WORK TO DO
Set down each line of the data below exactly as it stands, dropping the pictures.

DATA BLOCK
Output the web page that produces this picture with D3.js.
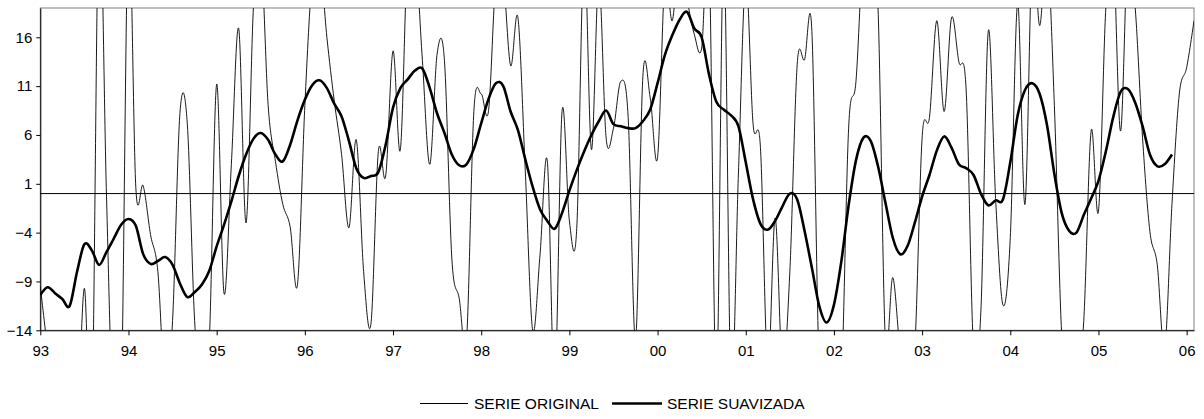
<!DOCTYPE html>
<html>
<head>
<meta charset="utf-8">
<script src="https://d3js.org/d3.v7.min.js"></script>
<style>
body{margin:0;background:#fff;}
text{font-family:Arial,"Liberation Sans",sans-serif;fill:#000;}
</style>
</head>
<body>
<div id="chart"></div>
<script>
// meses desde ene-93
var yearLabels=['93','94','95','96','97','98','99','00','01','02','03','04','05','06'];
var yTicks=[-14,-9,-4,1,6,11,16];

// serie original (mensual, m=0..157)
var serieOriginal=[
-9.5,-16,-22,-20,-18,-24,-9.7,-24,30,0,
-25,-22,28,0.6,0.8,-4.2,-8,-20,-13,8.2,
7.2,-13,-20,-15,11.2,-10.2,3,16.9,-3.0,19,
25,9.1,3.3,-1.1,-3.4,-9.3,9,22,24,16,
9.5,4,-3.5,5.5,-8,-13.3,4.3,1.8,14.6,4.5,
25,25,13.6,3.0,14.3,13.6,-6.6,-10.7,-15,8.4,
10.2,8.5,22,22,13.1,18,2.3,-14,-6.3,3.3,
-20,8.4,-2.8,-3.6,25,4.5,22,5.7,6.7,11.5,
7.8,-15,12,9.8,3.7,22,17.7,25,20,16.3,
14.9,25,-20,25,-20,2,22,7.1,4.7,-18,
-2.5,-18,-8,13.2,13.7,16.6,-18,-20,-25,-20,
6.7,11.5,25,25,19,-15,-8.6,-16,-20,-16,
5.7,7.8,17.7,8.4,18,13.5,10.5,-16,-12,16.6,
-0.5,-11.4,-4.5,19.5,-1.1,25,17.2,25,9,-14.5,
-20,-20,-13,6.4,-1.8,19,25,6.4,25,19,
5.7,-3.9,-7.3,-16,-1.1,10.2,12.9,17.7
];

// serie suavizada (m=0..154)
var serieSuavizada=[
-10.4,-9.6,-10.2,-10.8,-11.5,-8.0,-5.2,-5.8,-7.3,-6.0,
-4.6,-3.2,-2.6,-3.3,-6.2,-7.2,-6.9,-6.5,-7.3,-9.2,
-10.6,-10.1,-9.3,-7.9,-5.4,-3.2,-0.8,1.8,4.0,5.6,
6.2,5.5,4.0,3.3,5.0,7.5,9.6,11.1,11.6,10.8,
9.2,7.9,5.4,2.6,1.6,1.8,2.2,5.0,8.8,10.8,
11.7,12.6,12.8,10.8,8.2,6.2,4.0,2.9,3.0,4.6,
7.2,9.7,11.3,11.0,8.4,6.5,3.5,0.7,-1.6,-2.8,
-3.6,-2.0,0.3,2.4,4.3,6.0,7.4,8.5,7.1,6.9,
6.7,6.7,7.4,8.6,11.3,14.2,16.2,17.8,18.6,16.9,
16.0,12.2,9.4,8.6,8.0,6.9,3.2,-0.6,-3.1,-3.7,
-2.8,-1.3,0.0,-0.6,-3.8,-7.6,-11.5,-13.2,-11.4,-7.0,
-1.2,3.4,5.7,5.4,2.8,-0.9,-4.5,-6.2,-5.4,-3.0,
-0.3,1.9,4.4,5.85,4.7,3.0,2.6,1.9,0.0,-1.2,
-0.7,-0.6,3.2,8.0,10.6,11.3,10.2,7.0,2.0,-2.0,
-3.8,-4.0,-2.2,-0.5,1.3,4.3,7.8,10.4,10.7,9.3,
6.9,4.0,2.8,3.0,4.0
];

var W=1204,H=419;
var mLeft=40.3,mRight=1194,mTop=8,mBottom=330.3;

var svg=d3.select('#chart').append('svg').attr('width',W).attr('height',H);

var x=d3.scaleLinear().domain([0,157]).range([mLeft,mRight]);
var y=d3.scaleLinear().domain([-14,19]).range([mBottom,mTop]);

svg.append('defs').append('clipPath').attr('id','plotClip')
    .append('rect').attr('x',mLeft).attr('y',mTop).attr('width',mRight-mLeft).attr('height',mBottom-mTop);

// marco del area
svg.append('rect').attr('x',mLeft).attr('y',mTop).attr('width',mRight-mLeft).attr('height',mBottom-mTop)
    .attr('fill','none').attr('stroke','#808080').attr('stroke-width',1);

// linea cero
svg.append('line').attr('x1',mLeft).attr('x2',mRight).attr('y1',y(0)).attr('y2',y(0))
    .attr('stroke','#000').attr('stroke-width',1);

var lineGen=d3.line().x((d,i)=>x(i)).y(d=>y(d)).curve(d3.curveCardinal.tension(0));
var g=svg.append('g').attr('clip-path','url(#plotClip)');
g.append('path').datum(serieOriginal).attr('d',lineGen)
    .attr('fill','none').attr('stroke','#000').attr('stroke-width',0.9);
g.append('path').datum(serieSuavizada).attr('d',lineGen)
    .attr('fill','none').attr('stroke','#000').attr('stroke-width',2.6);

// ejes
var xAxis=d3.axisBottom(x).tickValues(yearLabels.map((d,i)=>i*12))
    .tickFormat((d,i)=>yearLabels[i]).tickSize(5).tickSizeOuter(0).tickPadding(10);
var gx=svg.append('g').attr('transform','translate(0,'+mBottom+')').call(xAxis);
gx.selectAll('text').attr('font-size','15px');

var yAxis=d3.axisLeft(y).tickValues(yTicks).tickFormat(d3.format('d')).tickSize(4).tickSizeOuter(0).tickPadding(4);
var gy=svg.append('g').attr('transform','translate('+mLeft+',0)').call(yAxis);
gy.selectAll('text').attr('font-size','15px');
svg.selectAll('.domain').attr('stroke','#000');
svg.selectAll('.tick line').attr('stroke','#000');

// leyenda
var leg=svg.append('g').attr('font-size','15.5px');
leg.append('line').attr('x1',420).attr('x2',468).attr('y1',403.5).attr('y2',403.5).attr('stroke','#000').attr('stroke-width',1);
leg.append('text').attr('x',474).attr('y',409).text('SERIE ORIGINAL');
leg.append('line').attr('x1',612).attr('x2',662).attr('y1',403.5).attr('y2',403.5).attr('stroke','#000').attr('stroke-width',2.6);
leg.append('text').attr('x',667).attr('y',409).text('SERIE SUAVIZADA');
</script>
</body>
</html>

RESULT FOR THIS TASK
Output the web page that produces this picture with D3.js.
<!DOCTYPE html>
<html>
<head>
<meta charset="utf-8">
<script src="https://d3js.org/d3.v7.min.js"></script>
<style>
body{margin:0;background:#fff;}
text{font-family:Arial,"Liberation Sans",sans-serif;fill:#000;}
</style>
</head>
<body>
<div id="chart"></div>
<script>
// meses desde ene-93
var yearLabels=['93','94','95','96','97','98','99','00','01','02','03','04','05','06'];
var yTicks=[-14,-9,-4,1,6,11,16];

// serie original (mensual, m=0..157)
var serieOriginal=[
-9.5,-16,-22,-20,-18,-24,-9.7,-24,30,0,
-25,-22,28,0.6,0.8,-4.2,-8,-20,-13,8.2,
7.2,-13,-20,-15,11.2,-10.2,3,16.9,-3.0,19,
25,9.1,3.3,-1.1,-3.4,-9.3,9,22,24,16,
9.5,4,-3.5,5.5,-8,-13.3,4.3,1.8,14.6,4.5,
25,25,13.6,3.0,14.3,13.6,-6.6,-10.7,-15,8.4,
10.2,8.5,22,22,13.1,18,2.3,-14,-6.3,3.3,
-20,8.4,-2.8,-3.6,25,4.5,22,5.7,6.7,11.5,
7.8,-15,12,9.8,3.7,22,17.7,25,20,16.3,
14.9,25,-20,25,-20,2,22,7.1,4.7,-18,
-2.5,-18,-8,13.2,13.7,16.6,-18,-20,-25,-20,
6.7,11.5,25,25,19,-15,-8.6,-16,-20,-16,
5.7,7.8,17.7,8.4,18,13.5,10.5,-16,-12,16.6,
-0.5,-11.4,-4.5,19.5,-1.1,25,17.2,25,9,-14.5,
-20,-20,-13,6.4,-1.8,19,25,6.4,25,19,
5.7,-3.9,-7.3,-16,-1.1,10.2,12.9,17.7
];

// serie suavizada (m=0..154)
var serieSuavizada=[
-10.4,-9.6,-10.2,-10.8,-11.5,-8.0,-5.2,-5.8,-7.3,-6.0,
-4.6,-3.2,-2.6,-3.3,-6.2,-7.2,-6.9,-6.5,-7.3,-9.2,
-10.6,-10.1,-9.3,-7.9,-5.4,-3.2,-0.8,1.8,4.0,5.6,
6.2,5.5,4.0,3.3,5.0,7.5,9.6,11.1,11.6,10.8,
9.2,7.9,5.4,2.6,1.6,1.8,2.2,5.0,8.8,10.8,
11.7,12.6,12.8,10.8,8.2,6.2,4.0,2.9,3.0,4.6,
7.2,9.7,11.3,11.0,8.4,6.5,3.5,0.7,-1.6,-2.8,
-3.6,-2.0,0.3,2.4,4.3,6.0,7.4,8.5,7.1,6.9,
6.7,6.7,7.4,8.6,11.3,14.2,16.2,17.8,18.6,16.9,
16.0,12.2,9.4,8.6,8.0,6.9,3.2,-0.6,-3.1,-3.7,
-2.8,-1.3,0.0,-0.6,-3.8,-7.6,-11.5,-13.2,-11.4,-7.0,
-1.2,3.4,5.7,5.4,2.8,-0.9,-4.5,-6.2,-5.4,-3.0,
-0.3,1.9,4.4,5.85,4.7,3.0,2.6,1.9,0.0,-1.2,
-0.7,-0.6,3.2,8.0,10.6,11.3,10.2,7.0,2.0,-2.0,
-3.8,-4.0,-2.2,-0.5,1.3,4.3,7.8,10.4,10.7,9.3,
6.9,4.0,2.8,3.0,4.0
];

var W=1204,H=419;
var mLeft=40.3,mRight=1194,mTop=8,mBottom=330.3;

var svg=d3.select('#chart').append('svg').attr('width',W).attr('height',H);

var x=d3.scaleLinear().domain([0,157]).range([mLeft,mRight]);
var y=d3.scaleLinear().domain([-14,19]).range([mBottom,mTop]);

svg.append('defs').append('clipPath').attr('id','plotClip')
    .append('rect').attr('x',mLeft).attr('y',mTop).attr('width',mRight-mLeft).attr('height',mBottom-mTop);

// marco del area
svg.append('rect').attr('x',mLeft).attr('y',mTop).attr('width',mRight-mLeft).attr('height',mBottom-mTop)
    .attr('fill','none').attr('stroke','#808080').attr('stroke-width',1);

// linea cero
svg.append('line').attr('x1',mLeft).attr('x2',mRight).attr('y1',y(0)).attr('y2',y(0))
    .attr('stroke','#000').attr('stroke-width',1);

var lineGen=d3.line().x((d,i)=>x(i)).y(d=>y(d)).curve(d3.curveCardinal.tension(0));
var g=svg.append('g').attr('clip-path','url(#plotClip)');
g.append('path').datum(serieOriginal).attr('d',lineGen)
    .attr('fill','none').attr('stroke','#000').attr('stroke-width',0.9);
g.append('path').datum(serieSuavizada).attr('d',lineGen)
    .attr('fill','none').attr('stroke','#000').attr('stroke-width',2.6);

// ejes
var xAxis=d3.axisBottom(x).tickValues(yearLabels.map((d,i)=>i*12))
    .tickFormat((d,i)=>yearLabels[i]).tickSize(5).tickSizeOuter(0).tickPadding(10);
var gx=svg.append('g').attr('transform','translate(0,'+mBottom+')').call(xAxis);
gx.selectAll('text').attr('font-size','15px');

var yAxis=d3.axisLeft(y).tickValues(yTicks).tickFormat(d3.format('d')).tickSize(4).tickSizeOuter(0).tickPadding(4);
var gy=svg.append('g').attr('transform','translate('+mLeft+',0)').call(yAxis);
gy.selectAll('text').attr('font-size','15px');
svg.selectAll('.domain').attr('stroke','#000');
svg.selectAll('.tick line').attr('stroke','#000');

// leyenda
var leg=svg.append('g').attr('font-size','15.5px');
leg.append('line').attr('x1',420).attr('x2',468).attr('y1',403.5).attr('y2',403.5).attr('stroke','#000').attr('stroke-width',1);
leg.append('text').attr('x',474).attr('y',409).text('SERIE ORIGINAL');
leg.append('line').attr('x1',612).attr('x2',662).attr('y1',403.5).attr('y2',403.5).attr('stroke','#000').attr('stroke-width',2.6);
leg.append('text').attr('x',667).attr('y',409).text('SERIE SUAVIZADA');
</script>
</body>
</html>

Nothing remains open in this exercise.